Learning Communities require members, facilitators and sponsors. They must be co-designed. The Learning Community Handbook [94] contains detailed evidence on the rationale for Learning Communities, as well as guidance on establishing and running such groups. It suggests a four-phase cyclical development process [94].

  • Phase 1 – Negotiating the Space: Working with the sponsor to give permission, resources and time for people to join a safe space. An agreement must be reached on the facilitator, metrics and reporting mechanisms.
  • Phase 2 – Co-Design Process: The group takes ownership of the Learning Community. Ground rules and processes are agreed.
  • Phase 3 – Facilitating Learning Communities: Sessions take place, including presentations and discussions. Collective learning is captured, and reporting arrangements agreed. The community reflects on the process.
  • Ongoing – Reflection and Evaluation: This will form part of each session and can comprise regular, standalone sessions.

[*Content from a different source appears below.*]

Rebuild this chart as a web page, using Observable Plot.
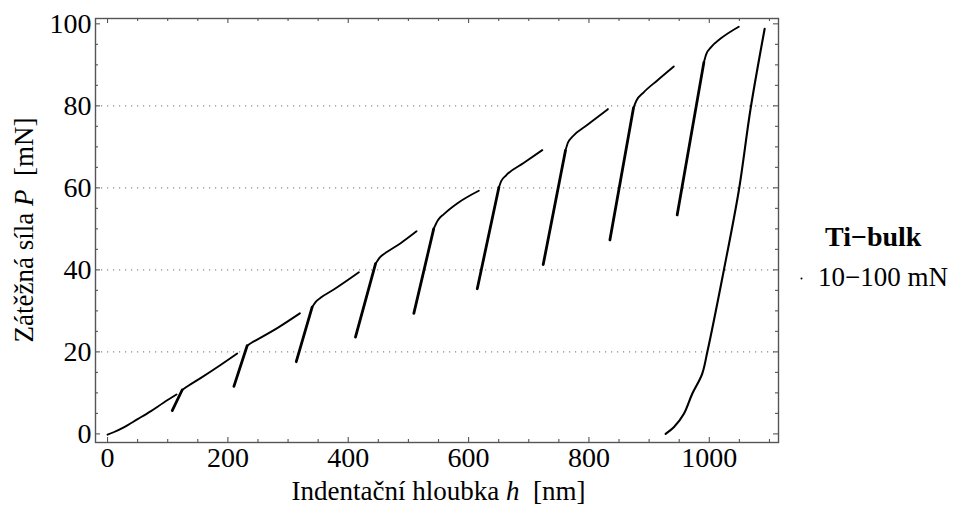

Learning Communities should foster a positive error culture, where people feel comfortable talking about their mistakes and organisations see them as an opportunity for improvement. As well as generating knowledge, Learning Communities can build trust, capacity, skills, confidence and agency for change among members. They can challenge members, provide reassurance and help members deal with uncertainty. They can be action-focused and sustainable, with low overhead costs [94].

The Department of Learning Health Sciences at the University of Michigan has produced a practical guide [95] to operationalising a Learning Community for a Learning Health System. This provides detailed guidance on building a Learning Community around a problem of interest, illustrated by the case study of a gastroenterology community.